■ **EXERCISE DETAILS**
Look through the material and copy each line holding "this".

■ **EXTRACTED INFORMATION**
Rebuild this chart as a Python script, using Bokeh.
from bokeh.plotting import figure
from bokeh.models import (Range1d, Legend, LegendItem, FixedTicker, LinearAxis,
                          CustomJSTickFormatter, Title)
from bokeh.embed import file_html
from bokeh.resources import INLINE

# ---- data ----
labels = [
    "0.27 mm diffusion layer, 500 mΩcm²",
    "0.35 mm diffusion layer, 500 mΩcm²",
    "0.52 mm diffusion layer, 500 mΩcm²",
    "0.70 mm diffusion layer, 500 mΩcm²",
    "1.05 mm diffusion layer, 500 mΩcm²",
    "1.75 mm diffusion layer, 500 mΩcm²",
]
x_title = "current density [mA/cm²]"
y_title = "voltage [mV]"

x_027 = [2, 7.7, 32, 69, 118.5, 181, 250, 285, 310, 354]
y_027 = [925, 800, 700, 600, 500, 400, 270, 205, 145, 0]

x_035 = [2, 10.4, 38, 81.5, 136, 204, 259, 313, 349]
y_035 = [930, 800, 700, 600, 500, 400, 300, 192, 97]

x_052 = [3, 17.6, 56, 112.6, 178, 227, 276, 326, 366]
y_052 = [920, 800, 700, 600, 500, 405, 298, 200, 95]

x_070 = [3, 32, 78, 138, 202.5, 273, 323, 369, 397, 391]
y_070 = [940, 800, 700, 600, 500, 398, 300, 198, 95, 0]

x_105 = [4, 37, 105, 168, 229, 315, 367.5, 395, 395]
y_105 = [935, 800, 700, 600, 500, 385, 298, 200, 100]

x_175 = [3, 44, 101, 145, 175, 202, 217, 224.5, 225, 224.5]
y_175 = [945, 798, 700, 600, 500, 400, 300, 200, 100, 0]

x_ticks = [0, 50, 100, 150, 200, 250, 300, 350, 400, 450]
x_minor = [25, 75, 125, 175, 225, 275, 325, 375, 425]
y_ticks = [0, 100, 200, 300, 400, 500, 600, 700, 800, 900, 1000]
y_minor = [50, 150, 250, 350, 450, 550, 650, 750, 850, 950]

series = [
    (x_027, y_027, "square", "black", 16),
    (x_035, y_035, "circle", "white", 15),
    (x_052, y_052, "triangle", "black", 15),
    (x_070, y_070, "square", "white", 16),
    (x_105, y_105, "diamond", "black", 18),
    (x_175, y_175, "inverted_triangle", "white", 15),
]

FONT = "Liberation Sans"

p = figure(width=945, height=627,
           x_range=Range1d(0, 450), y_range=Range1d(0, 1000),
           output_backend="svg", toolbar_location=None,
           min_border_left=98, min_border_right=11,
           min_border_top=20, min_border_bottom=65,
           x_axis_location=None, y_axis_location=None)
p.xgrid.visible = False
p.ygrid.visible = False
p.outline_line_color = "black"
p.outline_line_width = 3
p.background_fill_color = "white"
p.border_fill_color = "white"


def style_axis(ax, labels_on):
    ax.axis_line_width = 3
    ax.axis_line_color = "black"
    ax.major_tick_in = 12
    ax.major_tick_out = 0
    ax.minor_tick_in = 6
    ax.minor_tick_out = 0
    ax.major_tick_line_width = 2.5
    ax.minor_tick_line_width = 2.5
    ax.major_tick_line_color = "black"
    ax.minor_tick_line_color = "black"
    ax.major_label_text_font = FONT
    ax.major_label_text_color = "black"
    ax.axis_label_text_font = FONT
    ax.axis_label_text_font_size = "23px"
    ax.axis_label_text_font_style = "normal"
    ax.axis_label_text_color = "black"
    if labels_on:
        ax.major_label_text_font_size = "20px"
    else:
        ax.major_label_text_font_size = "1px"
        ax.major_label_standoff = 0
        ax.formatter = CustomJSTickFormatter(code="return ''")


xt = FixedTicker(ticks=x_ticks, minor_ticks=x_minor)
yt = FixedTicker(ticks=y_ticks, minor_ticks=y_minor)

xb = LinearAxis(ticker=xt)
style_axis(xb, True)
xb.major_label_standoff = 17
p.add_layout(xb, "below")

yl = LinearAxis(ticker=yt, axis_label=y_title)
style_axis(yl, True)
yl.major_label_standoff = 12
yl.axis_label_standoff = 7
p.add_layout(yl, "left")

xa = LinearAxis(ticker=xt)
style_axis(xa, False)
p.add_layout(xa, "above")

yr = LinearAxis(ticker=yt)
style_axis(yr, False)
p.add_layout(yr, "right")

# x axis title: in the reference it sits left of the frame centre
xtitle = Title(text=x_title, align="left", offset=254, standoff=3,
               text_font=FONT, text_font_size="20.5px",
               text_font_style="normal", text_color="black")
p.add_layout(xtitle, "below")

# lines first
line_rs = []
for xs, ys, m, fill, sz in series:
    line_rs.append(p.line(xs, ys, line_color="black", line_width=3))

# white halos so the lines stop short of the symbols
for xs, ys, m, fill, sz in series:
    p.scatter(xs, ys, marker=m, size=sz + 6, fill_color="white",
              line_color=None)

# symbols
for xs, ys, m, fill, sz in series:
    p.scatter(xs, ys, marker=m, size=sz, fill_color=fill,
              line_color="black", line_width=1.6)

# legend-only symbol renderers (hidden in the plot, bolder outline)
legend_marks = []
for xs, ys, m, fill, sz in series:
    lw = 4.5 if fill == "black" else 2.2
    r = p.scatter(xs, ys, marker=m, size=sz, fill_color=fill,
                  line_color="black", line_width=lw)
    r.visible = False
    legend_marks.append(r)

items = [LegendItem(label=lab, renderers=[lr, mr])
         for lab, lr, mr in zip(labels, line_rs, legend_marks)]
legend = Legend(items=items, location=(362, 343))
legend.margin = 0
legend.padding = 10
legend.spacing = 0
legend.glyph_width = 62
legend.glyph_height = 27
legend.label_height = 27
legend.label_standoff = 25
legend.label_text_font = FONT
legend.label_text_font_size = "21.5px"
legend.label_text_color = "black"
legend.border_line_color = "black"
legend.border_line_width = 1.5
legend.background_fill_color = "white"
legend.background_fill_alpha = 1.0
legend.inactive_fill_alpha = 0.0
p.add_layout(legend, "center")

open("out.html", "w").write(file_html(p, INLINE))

--

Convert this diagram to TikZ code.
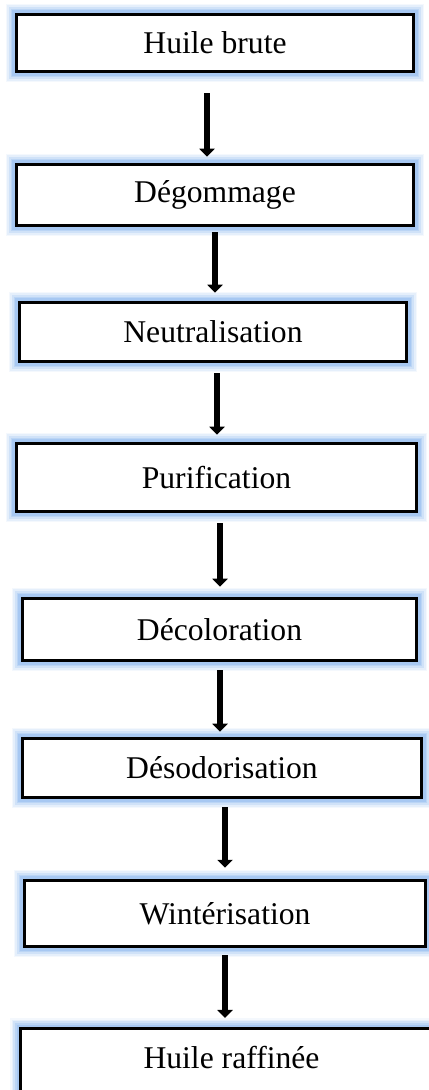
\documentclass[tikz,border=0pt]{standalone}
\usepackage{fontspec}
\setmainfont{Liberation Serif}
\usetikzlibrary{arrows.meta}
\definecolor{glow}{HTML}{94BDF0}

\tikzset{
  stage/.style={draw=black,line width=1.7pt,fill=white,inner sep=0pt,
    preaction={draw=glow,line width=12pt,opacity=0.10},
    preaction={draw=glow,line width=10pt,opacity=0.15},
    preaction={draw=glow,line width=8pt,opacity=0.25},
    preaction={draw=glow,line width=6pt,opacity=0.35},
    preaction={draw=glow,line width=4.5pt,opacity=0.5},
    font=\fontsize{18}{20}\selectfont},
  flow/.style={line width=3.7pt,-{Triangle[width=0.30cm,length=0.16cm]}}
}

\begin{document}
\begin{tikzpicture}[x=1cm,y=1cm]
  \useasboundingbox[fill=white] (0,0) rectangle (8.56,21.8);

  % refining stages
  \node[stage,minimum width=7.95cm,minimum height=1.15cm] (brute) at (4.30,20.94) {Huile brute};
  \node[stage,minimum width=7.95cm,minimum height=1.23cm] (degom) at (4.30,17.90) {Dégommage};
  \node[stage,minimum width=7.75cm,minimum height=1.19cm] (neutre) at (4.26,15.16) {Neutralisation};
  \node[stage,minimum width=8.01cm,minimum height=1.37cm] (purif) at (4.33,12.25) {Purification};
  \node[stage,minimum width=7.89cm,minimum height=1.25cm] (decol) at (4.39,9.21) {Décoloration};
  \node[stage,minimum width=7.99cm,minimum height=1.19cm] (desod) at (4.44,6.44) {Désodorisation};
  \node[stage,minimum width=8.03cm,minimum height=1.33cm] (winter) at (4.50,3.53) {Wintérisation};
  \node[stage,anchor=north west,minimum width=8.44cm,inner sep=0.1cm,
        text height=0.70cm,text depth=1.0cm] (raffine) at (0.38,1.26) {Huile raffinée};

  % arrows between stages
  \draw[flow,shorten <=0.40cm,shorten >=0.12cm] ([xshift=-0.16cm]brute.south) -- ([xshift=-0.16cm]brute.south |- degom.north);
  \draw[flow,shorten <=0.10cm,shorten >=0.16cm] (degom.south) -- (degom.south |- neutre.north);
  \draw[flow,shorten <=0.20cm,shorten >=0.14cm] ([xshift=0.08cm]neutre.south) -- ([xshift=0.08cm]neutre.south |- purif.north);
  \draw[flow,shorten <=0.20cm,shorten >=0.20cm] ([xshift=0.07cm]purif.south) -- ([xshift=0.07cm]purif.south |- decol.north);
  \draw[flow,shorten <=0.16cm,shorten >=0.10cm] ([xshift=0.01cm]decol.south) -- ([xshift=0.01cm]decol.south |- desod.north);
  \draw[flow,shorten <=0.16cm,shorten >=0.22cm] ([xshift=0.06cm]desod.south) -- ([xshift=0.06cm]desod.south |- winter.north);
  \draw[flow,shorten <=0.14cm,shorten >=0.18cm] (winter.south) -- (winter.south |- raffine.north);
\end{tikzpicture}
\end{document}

■ **FULL ANSWER**
Rebuild this chart as a Python script, using Bokeh.
Convert this diagram to TikZ code.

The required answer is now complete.